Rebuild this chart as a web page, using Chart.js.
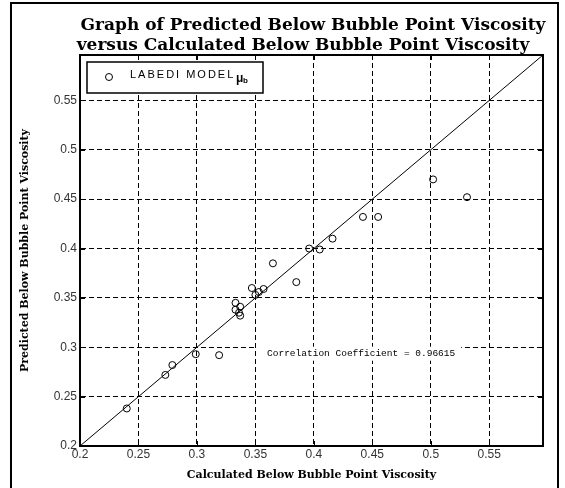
<!DOCTYPE html>
<html>
<head>
<meta charset="utf-8">
<script src="https://cdn.jsdelivr.net/npm/chart.js@4"></script>
<style>
  body { margin: 0; background: #fff; }
  #wrap { position: relative; width: 565px; height: 488px; overflow: hidden; }
  #frame { position: absolute; left: 10px; top: 2px; width: 549px; height: 500px;
           border: 2px solid #000; box-sizing: border-box; pointer-events: none; }
</style>
</head>
<body>
<div id="wrap">
  <canvas id="chart" width="565" height="488"></canvas>
  <div id="frame"></div>
</div>
<script>
const titleLines = ["Graph of Predicted Below Bubble Point Viscosity",
                    "versus Calculated Below Bubble Point Viscosity"];
const xLabel = "Calculated Below Bubble Point Viscosity";
const yLabel = "Predicted Below Bubble Point Viscosity";
const seriesName = "LABEDI MODEL";
const noteText = "Correlation Coefficient = 0.96615";

const xTicks = [0.2, 0.25, 0.3, 0.35, 0.4, 0.45, 0.5, 0.55];
const yTicks = [0.2, 0.25, 0.3, 0.35, 0.4, 0.45, 0.5, 0.55];
const axisMax = 0.596;

// calculated (x) vs predicted (y)
const calculated = [0.240, 0.273, 0.279, 0.299, 0.319, 0.333, 0.337, 0.333, 0.337, 0.336,
                    0.347, 0.350, 0.353, 0.357, 0.365, 0.385, 0.396, 0.405, 0.416, 0.442,
                    0.455, 0.502, 0.531];
const predicted  = [0.238, 0.272, 0.282, 0.293, 0.292, 0.345, 0.341, 0.338, 0.332, 0.335,
                    0.360, 0.353, 0.356, 0.359, 0.385, 0.366, 0.400, 0.399, 0.410, 0.432,
                    0.432, 0.470, 0.452];
const unitLine = [0.2, axisMax];
const notePos = [0.36, 0.2935];

let black = "#000";

const decorations = {
    id: "decorations",
    beforeDraw(chart) {
        const {ctx, chartArea: a} = chart;
        ctx.save();
        ctx.fillStyle = black;
        ctx.textAlign = "center";
        ctx.font = 'bold 17px "DejaVu Serif"';
        ctx.fillText(titleLines[0], 313, 30);
        ctx.fillText(titleLines[1], 303, 50);
        ctx.fillStyle = "#fff";
        ctx.fillRect(a.left, a.top, a.right - a.left, a.bottom - a.top);
        ctx.restore();
    },
    beforeDatasetsDraw(chart) {
        // white box behind the correlation note hides the grid there
        const {ctx, scales: {x, y}} = chart;
        ctx.save();
        ctx.font = '9.5px "Liberation Mono"';
        const nx = x.getPixelForValue(notePos[0]);
        const ny = y.getPixelForValue(notePos[1]);
        const w = ctx.measureText(noteText).width;
        ctx.fillStyle = "#fff";
        ctx.fillRect(nx - 10, ny - 7, w + 16, 14);
        ctx.restore();
    },
    afterDraw(chart) {
        const {ctx, chartArea: a, scales: {x, y}} = chart;
        ctx.save();
        ctx.strokeStyle = black;
        // inward tick marks
        ctx.lineWidth = 1;
        ctx.beginPath();
        xTicks.forEach(v => {
            const px = Math.round(x.getPixelForValue(v)) + 0.5;
            ctx.moveTo(px, a.bottom); ctx.lineTo(px, a.bottom - 5);
            ctx.moveTo(px, a.top); ctx.lineTo(px, a.top + 5);
        });
        yTicks.forEach(v => {
            const py = Math.round(y.getPixelForValue(v)) + 0.5;
            ctx.moveTo(a.left, py); ctx.lineTo(a.left + 5, py);
            ctx.moveTo(a.right, py); ctx.lineTo(a.right - 5, py);
        });
        ctx.stroke();
        // axes box
        ctx.lineWidth = 2;
        ctx.strokeRect(a.left, a.top, a.right - a.left, a.bottom - a.top);

        // legend
        ctx.fillStyle = "#fff";
        ctx.fillRect(87, 62, 176, 31);
        ctx.lineWidth = 1.5;
        ctx.strokeRect(87, 62, 176, 31);
        ctx.lineWidth = 1;
        ctx.beginPath();
        ctx.arc(109, 77, 3.5, 0, Math.PI * 2);
        ctx.stroke();
        ctx.fillStyle = black;
        ctx.textAlign = "left";
        ctx.textBaseline = "middle";
        ctx.font = '11px "Liberation Sans"';
        ctx.letterSpacing = "2px";
        ctx.fillText(chart.data.datasets[0].label, 130, 75);
        ctx.letterSpacing = "0px";
        ctx.font = 'bold 12px "Liberation Sans"';
        ctx.fillText("\u03bc", 236, 79);
        ctx.font = 'bold 8px "Liberation Sans"';
        ctx.fillText("b", 243, 81);

        // correlation note
        ctx.font = '9.5px "Liberation Mono"';
        ctx.fillText(noteText, x.getPixelForValue(notePos[0]), y.getPixelForValue(notePos[1]));
        ctx.restore();
    }
};

new Chart(document.getElementById("chart"), {
    type: "scatter",
    data: {
        datasets: [
            {
                label: seriesName,
                data: calculated.map((v, i) => ({x: v, y: predicted[i]})),
                pointStyle: "circle",
                pointRadius: 3.5,
                pointBorderWidth: 1,
                borderColor: black,
                backgroundColor: "rgba(0,0,0,0)",
                order: 1
            },
            {
                label: "unit",
                type: "line",
                data: unitLine.map(v => ({x: v, y: v})),
                borderColor: black,
                borderWidth: 1,
                pointRadius: 0,
                fill: false,
                order: 2
            }
        ]
    },
    options: {
        responsive: false,
        animation: false,
        devicePixelRatio: 1,
        layout: { padding: { top: 55, right: 22, left: 0, bottom: 0 } },
        plugins: {
            legend: { display: false },
            tooltip: { enabled: false }
        },
        scales: {
            x: {
                type: "linear",
                min: 0.2,
                max: axisMax,
                afterBuildTicks: s => { s.ticks = xTicks.map(v => ({value: v})); },
                afterFit: s => { s.height = 42; },
                grid: { color: black, lineWidth: 1, drawTicks: false },
                border: { display: true, color: black, width: 2, dash: [5, 3] },
                ticks: {
                    padding: 1,
                    color: "#333",
                    font: { family: "Liberation Sans", size: 12 },
                    maxRotation: 0,
                    callback: v => String(v)
                },
                title: {
                    display: true,
                    text: xLabel,
                    color: black,
                    font: { family: "DejaVu Serif", size: 11, weight: "bold" },
                    padding: { top: 0, bottom: 6 }
                }
            },
            y: {
                type: "linear",
                min: 0.2,
                max: axisMax,
                afterBuildTicks: s => { s.ticks = yTicks.map(v => ({value: v})); },
                afterFit: s => { s.width = 80; },
                grid: { color: black, lineWidth: 1, drawTicks: false },
                border: { display: true, color: black, width: 2, dash: [5, 3] },
                ticks: {
                    padding: 3,
                    color: "#333",
                    font: { family: "Liberation Sans", size: 12 },
                    callback: v => String(v)
                },
                title: {
                    display: true,
                    text: yLabel,
                    color: black,
                    font: { family: "DejaVu Serif", size: 11, weight: "bold" },
                    padding: { top: 19, bottom: 0 }
                }
            }
        }
    },
    plugins: [decorations]
});
</script>
</body>
</html>
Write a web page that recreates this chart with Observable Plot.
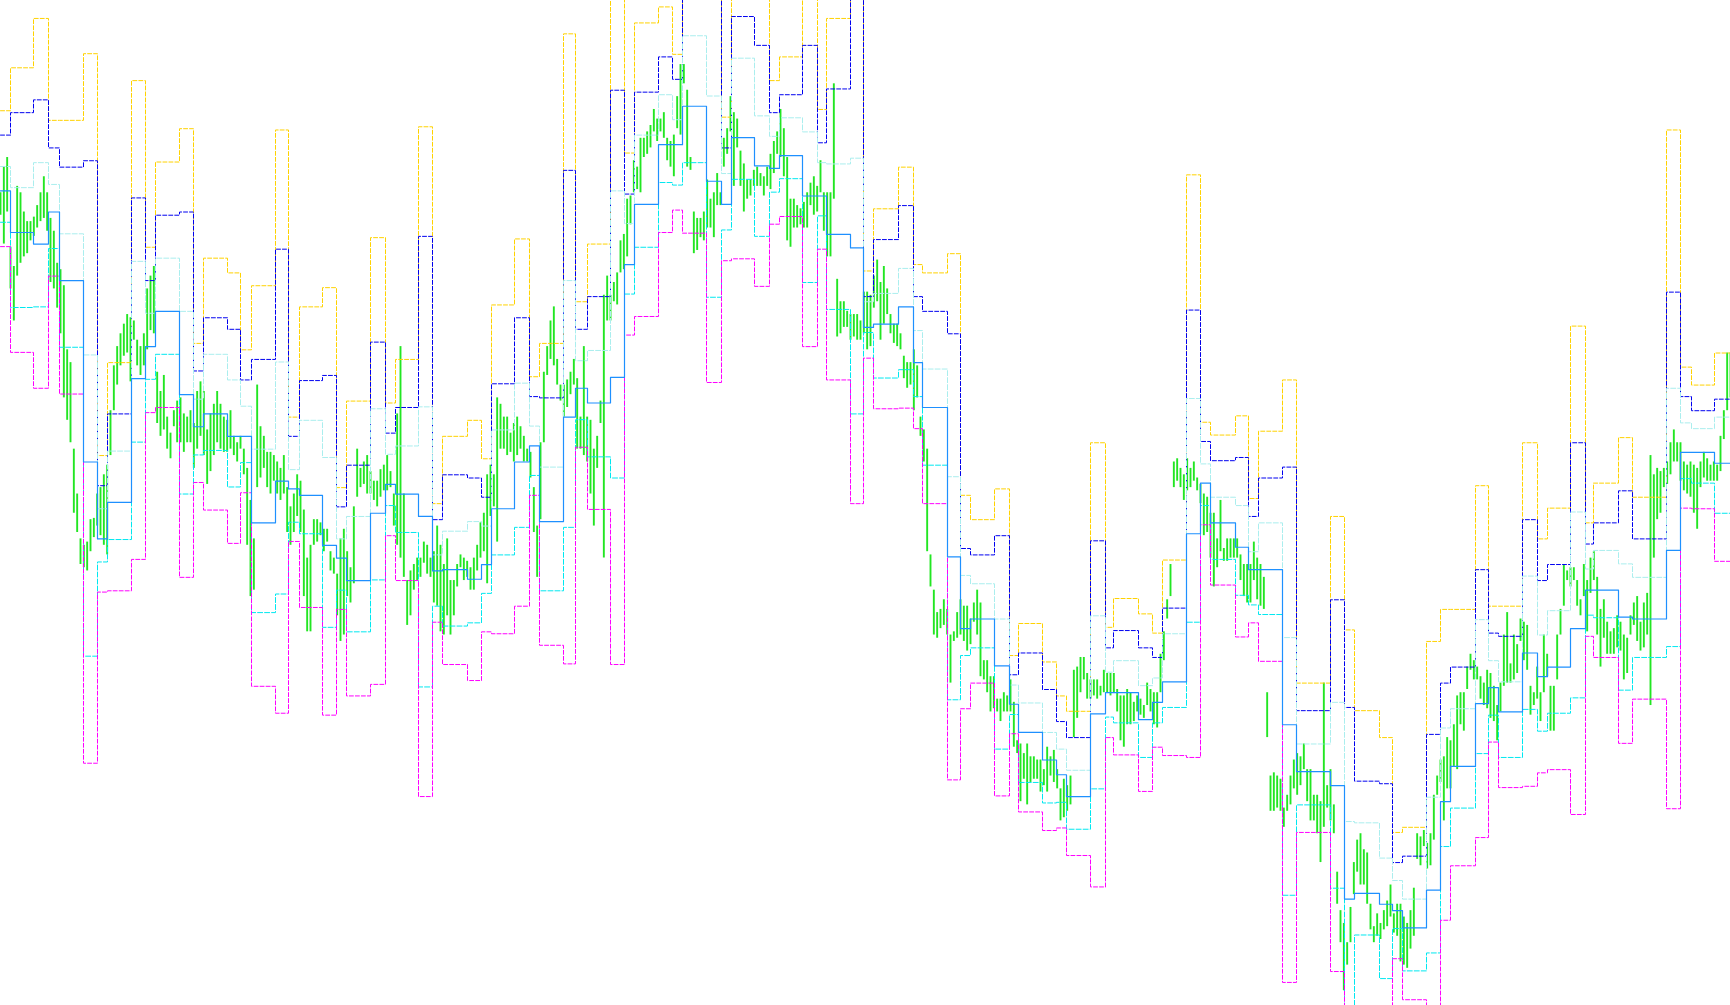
<!DOCTYPE html>
<html>
<head>
<meta charset="utf-8">
<script src="https://cdn.jsdelivr.net/npm/d3@7"></script>
<script src="https://cdn.jsdelivr.net/npm/@observablehq/plot@0.6"></script>
<style>
html, body { margin: 0; padding: 0; background: #ffffff; overflow: hidden; }
#chart svg { display: block; }
</style>
</head>
<body>
<div id="chart"></div>
<script>
// ---- time axis (bar clock) ----
const timeStart = 0;
const timeEnd = 5190;
const barInterval = 10;

// ---- price bars: high / low per bar ----
const barHigh = [
2300,2340,2355,2215,2185,2310,2300,2270,2255,2255,2262,2280,2300,2325,2300,2260,2240,2190,2180,2155,
2055,2035,1900,1830,1760,1750,1755,1790,1792,1830,1840,1860,1875,1960,2030,2060,2080,2095,2110,2105,
2100,2070,2060,2080,2150,2170,2185,2020,1990,2015,1950,1925,1960,1975,1980,1955,1950,1960,1940,1990,
2005,1990,1930,1955,1970,1990,1970,1950,1945,1960,1920,1910,1920,1900,1870,1820,1760,2000,1935,1920,
1895,1895,1890,1880,1870,1890,
1840,1810,1830,1860,1850,1805,1730,1750,1790,1790,1785,1775,1775,1740,1730,1705,1760,1775,1740,1715,
1810,1900,1870,1880,1890,1865,1850,1850,1868,1875,1890,1865,1830,1955,2060,1830,1695,1710,1720,1730,
1730,1755,1750,1730,1740,1780,1750,1720,1760,1695,1695,1720,1735,1730,1725,1715,1730,1750,1785,1800,
1860,1875,1860,1980,1970,1950,1950,1925,1940,1950,1935,1920,1900,1895,1840,1780,1910,2020,2060,2100,
2122,2040,2000,2000,2008,2020,
2040,2010,1950,2060,1950,1945,1900,1920,1975,2140,2170,2140,2160,2175,2225,2235,2290,2295,2350,2340,
2385,2385,2395,2405,2430,2415,2415,2425,2385,2380,2390,2450,2500,2500,2460,2355,2270,2260,2260,2270,
2320,2290,2300,2330,2300,2385,2400,2450,2425,2415,2365,2345,2320,2320,2335,2340,2330,2325,2340,2360,
2380,2395,2430,2400,2355,2290,2290,2280,2275,2285,2300,2315,2325,2310,2350,2300,2300,2300,2470,2165,
2130,2130,2115,2110,2110,2110,
2100,2145,2145,2140,2170,2195,2160,2185,2150,2110,2095,2095,2080,2045,2035,2035,2055,2030,1950,1930,
1900,1735,1680,1645,1650,1665,1650,1610,1615,1645,1665,1655,1655,1635,1660,1680,1660,1570,1570,1545,
1545,1510,1510,1520,1515,1540,1505,1445,1440,1425,1440,1420,1420,1415,1415,1400,1435,1420,1430,1400,
1370,1385,1375,1390,1555,1560,1575,1575,1550,1540,1540,1540,1530,1555,1550,1550,1550,1525,1515,1515,
1525,1520,1505,1515,
1510,1500,1535,1525,1520,1520,1580,1615,1665,1720,1880,1885,1870,1860,1885,1870,1880,1855,1845,1830,
1825,1800,1800,1760,1820,1745,1760,1760,1760,1760,1735,1720,1720,1720,1755,1730,1720,1700,1520,1390,
1395,1390,1385,1340,1360,1390,1415,1425,1420,1440,1400,1400,1360,1360,1350,1535,1375,1400,1345,1240,
1180,1160,1130,1185,1255,1290,1300,1275,1270,1190,1155,1175,1160,1180,1195,1220,1175,1190,1190,1170,
1160,1180,1215,1300,1295,1305,
1285,1300,1360,1390,1415,1420,1450,1445,1470,1515,1520,1520,1560,1580,1570,1560,1545,1535,1555,1550,
1530,1500,1535,1610,1645,1565,1610,1595,1635,1630,1625,1530,1520,1560,1520,1610,1580,1530,1530,1610,
1650,1720,1710,1715,1715,1695,1665,1720,1695,1730,1740,1700,1650,1665,1630,1615,1620,1640,1630,1610,
1605,1640,1660,1670,1630,1660,1675,1890,1860,1870,1865,1870,1880,1910,1930,1910,1910,1880,1875,1880,
1875,1870,1880,1895,1885,1875,1880,1875,1920,1960,2050,2050
];
const barLow = [
2265,2220,2270,2150,2100,2170,2190,2200,2205,2225,2232,2245,2255,2260,2240,2160,2150,2120,2080,1980,
1945,1910,1800,1770,1720,1715,1710,1740,1762,1780,1765,1750,1735,1890,1960,2000,2030,2045,2050,2005,
2070,2030,2015,2030,2055,2085,2080,1940,1920,1930,1900,1885,1935,1910,1910,1895,1910,1910,1870,1900,
1920,1890,1845,1865,1890,1910,1900,1895,1895,1900,1890,1880,1900,1860,1750,1670,1680,1840,1855,1870,
1840,1830,1850,1830,1820,1830,
1770,1750,1770,1795,1770,1670,1615,1615,1750,1755,1765,1740,1755,1710,1705,1640,1600,1610,1670,1660,
1690,1825,1840,1845,1830,1830,1820,1810,1825,1835,1835,1840,1780,1750,1730,1700,1625,1640,1680,1695,
1700,1722,1705,1700,1660,1655,1615,1610,1640,1610,1640,1685,1715,1695,1700,1680,1680,1710,1730,1740,
1690,1795,1810,1755,1900,1900,1890,1895,1880,1890,1900,1880,1880,1855,1770,1700,1790,1910,2015,2040,
2030,2000,1975,1950,1965,1985,
2000,1900,1900,1890,1880,1830,1780,1870,1940,1730,2100,2100,2130,2125,2175,2180,2200,2250,2300,2305,
2300,2355,2360,2370,2395,2380,2395,2385,2350,2340,2325,2400,2390,2470,2340,2335,2205,2210,2230,2225,
2245,2245,2230,2280,2280,2340,2360,2395,2310,2370,2310,2270,2290,2295,2310,2310,2310,2295,2310,2305,
2330,2360,2355,2325,2225,2215,2245,2245,2250,2245,2245,2280,2265,2270,2300,2240,2200,2200,2290,2075,
2080,2090,2090,2070,2075,2070,
2070,2080,2055,2060,2120,2130,2070,2095,2110,2080,2065,2060,2055,2010,1995,2000,1960,1980,1920,1880,
1740,1685,1610,1605,1620,1625,1610,1535,1600,1605,1610,1600,1585,1595,1630,1610,1545,1540,1520,1490,
1495,1490,1475,1490,1490,1490,1435,1425,1350,1385,1345,1380,1385,1385,1365,1375,1365,1390,1380,1370,
1320,1325,1335,1345,1450,1480,1520,1540,1510,1510,1515,1510,1515,1520,1520,1515,1520,1490,1445,1435,
1470,1470,1475,1490,
1485,1480,1500,1490,1470,1465,1520,1570,1635,1670,1840,1850,1840,1820,1835,1840,1850,1835,1815,1765,
1770,1730,1685,1715,1740,1725,1725,1730,1730,1730,1695,1670,1660,1660,1695,1665,1655,1650,1450,1335,
1335,1340,1335,1310,1335,1345,1370,1360,1375,1400,1350,1320,1320,1300,1255,1310,1340,1320,1300,1190,
1130,1055,1095,1130,1205,1240,1220,1220,1190,1150,1130,1140,1135,1150,1155,1170,1145,1140,1100,1095,
1090,1120,1140,1260,1250,1280,
1245,1250,1290,1360,1380,1320,1370,1370,1405,1400,1470,1460,1525,1555,1540,1540,1510,1500,1495,1480,
1475,1445,1490,1530,1535,1535,1540,1550,1600,1570,1555,1485,1500,1510,1475,1520,1545,1460,1460,1540,
1610,1655,1695,1685,1695,1655,1640,1670,1615,1675,1695,1610,1560,1605,1580,1580,1580,1590,1585,1540,
1550,1610,1625,1600,1585,1590,1610,1500,1730,1790,1800,1840,1845,1860,1880,1880,1850,1835,1830,1825,
1800,1775,1840,1855,1850,1850,1850,1850,1865,1915,1960,1980
];

// ---- pivot periods: start time of each period and its levels ----
const periodStart = [
0,30,99,144,177,249,291,321,393,435,465,537,579,609,681,720,753,825,864,897,
966,1008,1038,1110,1155,1185,1254,1296,1326,1401,1443,1473,1542,1587,1617,1689,1725,1761,1830,1872,
1902,1974,2016,2046,2118,2163,2193,2262,2307,2337,2406,2451,2478,2550,2589,2619,2694,2739,2766,2841,
2880,2910,2982,3027,3054,3126,3168,3198,3270,3315,3339,3414,3456,3486,3558,3600,3630,3705,3744,3774,
3846,3888,3990,4032,4062,4137,4176,4206,4278,4320,4350,4425,4464,4494,4566,4611,4641,4710,4755,4779,
4854,4896,4998,5040,5073,5142
];
const pivotP = [
2303,2238,2220,2270,2163,1880,1760,1817,2010,2060,2115,1985,1935,1955,1920,1920,1785,1850,1838,1828,
1750,1730,1695,1800,1845,1830,1795,1710,1712,1697,1720,1807,1880,1905,1787,1950,1995,1972,2012,2188,
2282,2375,2375,2435,2318,2282,2386,2342,2338,2358,2295,2295,2235,2214,2090,2095,2122,2035,1965,1732,
1620,1635,1562,1502,1458,1415,1392,1358,1487,1520,1520,1478,1505,1537,1768,1847,1785,1747,1712,1712,
1470,1397,1375,1198,1207,1190,1180,1153,1212,1350,1405,1503,1528,1490,1582,1545,1560,1620,1680,1680,
1638,1635,1742,1895,1895,1878
];
const pivotR1 = [
2341,2308,2347,2313,2236,2047,1807,1897,2193,2112,2198,2115,1978,2048,2008,1967,1900,2036,1868,1945,
1887,1760,1795,1963,1892,1905,1966,1735,1772,1787,1780,1930,2003,1936,1872,2163,2038,2054,2303,2252,
2390,2453,2414,2545,2451,2330,2510,2420,2388,2417,2395,2347,2345,2354,2130,2143,2182,2085,2025,1857,
1703,1690,1635,1532,1504,1458,1432,1399,1640,1552,1570,1531,1543,1612,1979,1877,1825,1812,1740,1785,
1606,1440,1505,1319,1317,1262,1227,1198,1357,1465,1495,1634,1570,1537,1702,1610,1648,1802,1713,1742,
1721,1700,1995,1941,1932,1950
];
const pivotR2 = [
2390,2425,2445,2370,2340,2350,1843,1955,2292,2163,2265,2270,2022,2105,2087,2008,2040,2212,1920,2007,
2015,1810,1875,2067,1925,1965,2232,1790,1860,1855,1825,2002,2105,1982,1980,2335,2087,2138,2460,2298,
2457,2512,2477,2633,2632,2370,2575,2530,2425,2453,2530,2378,2462,2613,2138,2227,2280,2138,2115,2080,
1745,1735,1765,1548,1582,1525,1475,1450,1757,1590,1617,1590,1575,1652,2117,1912,1882,1887,1795,1855,
1872,1492,1665,1497,1382,1378,1255,1265,1455,1535,1560,1712,1613,1608,1790,1695,1720,1910,1752,1785,
1835,1760,2145,1982,1960,1978
];
const pivotR3 = [
2428,2495,2572,2413,2413,2517,1890,2035,2475,2215,2348,2400,2065,2198,2175,2055,2155,2398,1950,2122,
2152,1840,1975,2230,1972,2040,2403,1815,1920,1945,1885,2125,2228,2013,2065,2548,2130,2220,2751,2362,
2565,2590,2516,2743,2765,2418,2699,2608,2475,2512,2630,2430,2572,2753,2178,2275,2340,2188,2175,2205,
1828,1790,1838,1578,1628,1568,1515,1491,1910,1622,1667,1643,1613,1727,2328,1942,1922,1952,1823,1928,
2008,1535,1795,1618,1492,1450,1302,1310,1600,1650,1650,1843,1655,1655,1910,1760,1808,2092,1785,1847,
1918,1825,2398,2028,2000,2050
];
const pivotS1 = [
2254,2121,2122,2213,2059,1577,1724,1759,1911,2009,2048,1830,1891,1898,1841,1879,1645,1674,1786,1768,
1622,1680,1615,1696,1812,1770,1529,1655,1624,1629,1675,1735,1778,1859,1679,1778,1946,1888,1855,2142,
2215,2316,2312,2347,2137,2242,2321,2232,2301,2322,2160,2264,2118,1955,2082,2011,2024,1982,1875,1509,
1578,1590,1432,1486,1380,1348,1349,1307,1370,1482,1473,1419,1473,1497,1630,1812,1728,1672,1657,1642,
1204,1345,1215,1020,1142,1074,1152,1086,1114,1280,1340,1425,1485,1419,1494,1460,1488,1512,1641,1637,
1524,1575,1592,1854,1847,1800
];
const pivotS2 = [
2216,2051,1995,2170,1986,1410,1677,1679,1728,1957,1965,1700,1848,1805,1753,1832,1530,1488,1756,1653,
1485,1650,1515,1533,1765,1695,1358,1630,1564,1539,1615,1612,1655,1828,1594,1565,1903,1806,1564,2078,
2107,2238,2273,2237,2004,2194,2197,2154,2251,2263,2060,2212,2008,1815,2042,1963,1964,1932,1815,1384,
1495,1535,1359,1456,1334,1305,1309,1266,1217,1450,1423,1366,1435,1422,1419,1782,1688,1607,1629,1569,
1068,1302,1085,899,1032,1002,1105,1041,969,1165,1250,1294,1443,1372,1374,1395,1400,1330,1608,1575,
1441,1510,1339,1808,1807,1725
];

// ---- build tables for the library ----
const bars = barHigh.map((h, i) => ({t: timeStart + i * barInterval, high: h, low: barLow[i]}));

function stepTable(values) {
  const rows = periodStart.map((t, i) => ({t, v: values[i]}));
  rows.push({t: timeEnd, v: values[values.length - 1]});
  return rows;
}

const levels = [
  {name: "R3", values: pivotR3, color: "#ffd200", dash: "4,2", width: 1},
  {name: "R2", values: pivotR2, color: "#0000f0", dash: "4,2", width: 1},
  {name: "R1", values: pivotR1, color: "#aaeeee", dash: "5,2", width: 1},
  {name: "S1", values: pivotS1, color: "#00e8f0", dash: "5,2", width: 1},
  {name: "S2", values: pivotS2, color: "#ff00ff", dash: "4,2", width: 1},
  {name: "P",  values: pivotP,  color: "#1e90ff", dash: null, width: 1.2}
];

const chart = Plot.plot({
  width: 1730,
  height: 1005,
  margin: 0,
  x: {domain: [timeStart, timeEnd], axis: null},
  y: {domain: [1032, 2600], axis: null},
  style: {background: "#ffffff"},
  marks: [
    Plot.ruleX(bars, {x: "t", y1: "low", y2: "high", stroke: "#22e622", strokeWidth: 1.9, clip: true}),
    ...levels.map(l => Plot.line(stepTable(l.values), {
      x: "t", y: "v", curve: "step-after",
      stroke: l.color, strokeWidth: l.width,
      strokeDasharray: l.dash || undefined,
      clip: true
    }))
  ]
});
document.getElementById("chart").appendChild(chart);
</script>
</body>
</html>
::::::::::
* [OBJECTIVE]: Nothing but the lines from the one with "Write a web" through the one with "const barInterval = 10;" should be copied, word for word. Pictures are left out.

* [RESPONSE TO THE EXERCISE]:
Write a web page that recreates this chart with Observable Plot.
<!DOCTYPE html>
<html>
<head>
<meta charset="utf-8">
<script src="https://cdn.jsdelivr.net/npm/d3@7"></script>
<script src="https://cdn.jsdelivr.net/npm/@observablehq/plot@0.6"></script>
<style>
html, body { margin: 0; padding: 0; background: #ffffff; overflow: hidden; }
#chart svg { display: block; }
</style>
</head>
<body>
<div id="chart"></div>
<script>
// ---- time axis (bar clock) ----
const timeStart = 0;
const timeEnd = 5190;
const barInterval = 10;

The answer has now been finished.